Figure scripts
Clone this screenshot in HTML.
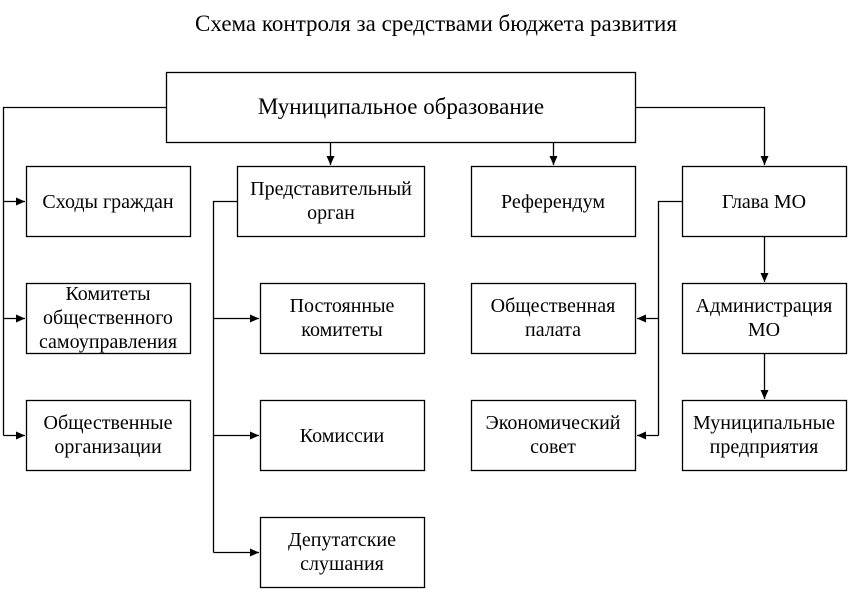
<!DOCTYPE html>
<html><head><meta charset="utf-8"><style>
html,body{margin:0;padding:0;background:#fff;}
svg text{font-family:"Liberation Serif",serif;fill:#000;}
</style></head><body>
<svg width="848" height="590" viewBox="0 0 848 590" xmlns="http://www.w3.org/2000/svg">
<defs><marker id="a" markerWidth="10" markerHeight="10" refX="9" refY="5" orient="auto" markerUnits="userSpaceOnUse"><path d="M0,1 L9,5 L0,9 z" fill="#000"/></marker></defs>
<text x="436" y="31" font-size="23" text-anchor="middle">Схема контроля за средствами бюджета развития</text>
<g fill="none" stroke="#000" stroke-width="1.3">
<rect x="166.5" y="72.5" width="469" height="70"/>
<rect x="26.5" y="166.5" width="164" height="70"/>
<rect x="237.5" y="166.5" width="187" height="70"/>
<rect x="471.5" y="166.5" width="164" height="70"/>
<rect x="682.5" y="166.5" width="164" height="70"/>
<rect x="26.5" y="283.5" width="164" height="70"/>
<rect x="260.5" y="283.5" width="164" height="70"/>
<rect x="471.5" y="283.5" width="164" height="70"/>
<rect x="682.5" y="283.5" width="164" height="70"/>
<rect x="26.5" y="400.5" width="164" height="70"/>
<rect x="260.5" y="400.5" width="164" height="70"/>
<rect x="471.5" y="400.5" width="164" height="70"/>
<rect x="682.5" y="400.5" width="164" height="70"/>
<rect x="260.5" y="517.5" width="164" height="70"/>
<path d="M166,107.5 H3.5 V435.5"/>
<path d="M3.5,201.5 H25" marker-end="url(#a)"/>
<path d="M3.5,318.5 H25" marker-end="url(#a)"/>
<path d="M3.5,435.5 H25" marker-end="url(#a)"/>
<path d="M330.5,142 V165" marker-end="url(#a)"/>
<path d="M553.5,142 V165" marker-end="url(#a)"/>
<path d="M635,107.5 H764.5 V165" marker-end="url(#a)"/>
<path d="M237,201.5 H213.5 V552.5"/>
<path d="M213.5,318.5 H259" marker-end="url(#a)"/>
<path d="M213.5,435.5 H259" marker-end="url(#a)"/>
<path d="M213.5,552.5 H259" marker-end="url(#a)"/>
<path d="M682,201.5 H658.5 V435.5"/>
<path d="M658.5,318.5 H637" marker-end="url(#a)"/>
<path d="M658.5,435.5 H637" marker-end="url(#a)"/>
<path d="M764.5,236 V282" marker-end="url(#a)"/>
<path d="M764.5,353 V399" marker-end="url(#a)"/>
</g>
<g font-size="20" text-anchor="middle">
<text x="401" y="114" font-size="23">Муниципальное образование</text>
<text x="108" y="208">Сходы граждан</text>
<text x="331" y="195">Представительный</text><text x="331" y="219">орган</text>
<text x="553" y="208">Референдум</text>
<text x="764" y="208">Глава МО</text>
<text x="108" y="300">Комитеты</text><text x="108" y="324">общественного</text><text x="108" y="348">самоуправления</text>
<text x="342" y="312">Постоянные</text><text x="342" y="336">комитеты</text>
<text x="553" y="312">Общественная</text><text x="553" y="336">палата</text>
<text x="764" y="312">Администрация</text><text x="764" y="336">МО</text>
<text x="108" y="429">Общественные</text><text x="108" y="453">организации</text>
<text x="342" y="442">Комиссии</text>
<text x="553" y="429">Экономический</text><text x="553" y="453">совет</text>
<text x="764" y="429">Муниципальные</text><text x="764" y="453">предприятия</text>
<text x="342" y="546">Депутатские</text><text x="342" y="570">слушания</text>
</g>
</svg>
</body></html>
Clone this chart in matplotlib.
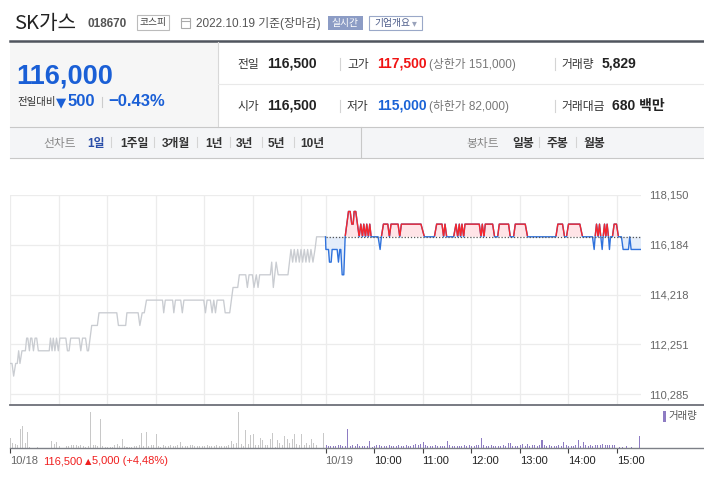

**GOAL:** Every record above should be written out again exactly; the pictures stay out of the copy.

**ANSWER:**
Clone this screenshot in HTML.
<!DOCTYPE html>
<html><head><meta charset="utf-8"><style>
html,body{margin:0;padding:0;background:#fff;}
svg text{font-family:"Liberation Serif",serif;fill:#000;}
</style></head><body>
<svg width="848" height="590" viewBox="0 0 848 590" xmlns="http://www.w3.org/2000/svg">
<defs><marker id="a" markerWidth="10" markerHeight="10" refX="9" refY="5" orient="auto" markerUnits="userSpaceOnUse"><path d="M0,1 L9,5 L0,9 z" fill="#000"/></marker></defs>
<text x="436" y="31" font-size="23" text-anchor="middle">Схема контроля за средствами бюджета развития</text>
<g fill="none" stroke="#000" stroke-width="1.3">
<rect x="166.5" y="72.5" width="469" height="70"/>
<rect x="26.5" y="166.5" width="164" height="70"/>
<rect x="237.5" y="166.5" width="187" height="70"/>
<rect x="471.5" y="166.5" width="164" height="70"/>
<rect x="682.5" y="166.5" width="164" height="70"/>
<rect x="26.5" y="283.5" width="164" height="70"/>
<rect x="260.5" y="283.5" width="164" height="70"/>
<rect x="471.5" y="283.5" width="164" height="70"/>
<rect x="682.5" y="283.5" width="164" height="70"/>
<rect x="26.5" y="400.5" width="164" height="70"/>
<rect x="260.5" y="400.5" width="164" height="70"/>
<rect x="471.5" y="400.5" width="164" height="70"/>
<rect x="682.5" y="400.5" width="164" height="70"/>
<rect x="260.5" y="517.5" width="164" height="70"/>
<path d="M166,107.5 H3.5 V435.5"/>
<path d="M3.5,201.5 H25" marker-end="url(#a)"/>
<path d="M3.5,318.5 H25" marker-end="url(#a)"/>
<path d="M3.5,435.5 H25" marker-end="url(#a)"/>
<path d="M330.5,142 V165" marker-end="url(#a)"/>
<path d="M553.5,142 V165" marker-end="url(#a)"/>
<path d="M635,107.5 H764.5 V165" marker-end="url(#a)"/>
<path d="M237,201.5 H213.5 V552.5"/>
<path d="M213.5,318.5 H259" marker-end="url(#a)"/>
<path d="M213.5,435.5 H259" marker-end="url(#a)"/>
<path d="M213.5,552.5 H259" marker-end="url(#a)"/>
<path d="M682,201.5 H658.5 V435.5"/>
<path d="M658.5,318.5 H637" marker-end="url(#a)"/>
<path d="M658.5,435.5 H637" marker-end="url(#a)"/>
<path d="M764.5,236 V282" marker-end="url(#a)"/>
<path d="M764.5,353 V399" marker-end="url(#a)"/>
</g>
<g font-size="20" text-anchor="middle">
<text x="401" y="114" font-size="23">Муниципальное образование</text>
<text x="108" y="208">Сходы граждан</text>
<text x="331" y="195">Представительный</text><text x="331" y="219">орган</text>
<text x="553" y="208">Референдум</text>
<text x="764" y="208">Глава МО</text>
<text x="108" y="300">Комитеты</text><text x="108" y="324">общественного</text><text x="108" y="348">самоуправления</text>
<text x="342" y="312">Постоянные</text><text x="342" y="336">комитеты</text>
<text x="553" y="312">Общественная</text><text x="553" y="336">палата</text>
<text x="764" y="312">Администрация</text><text x="764" y="336">МО</text>
<text x="108" y="429">Общественные</text><text x="108" y="453">организации</text>
<text x="342" y="442">Комиссии</text>
<text x="553" y="429">Экономический</text><text x="553" y="453">совет</text>
<text x="764" y="429">Муниципальные</text><text x="764" y="453">предприятия</text>
<text x="342" y="546">Депутатские</text><text x="342" y="570">слушания</text>
</g>
</svg>
</body></html>
Clone this chart in matplotlib.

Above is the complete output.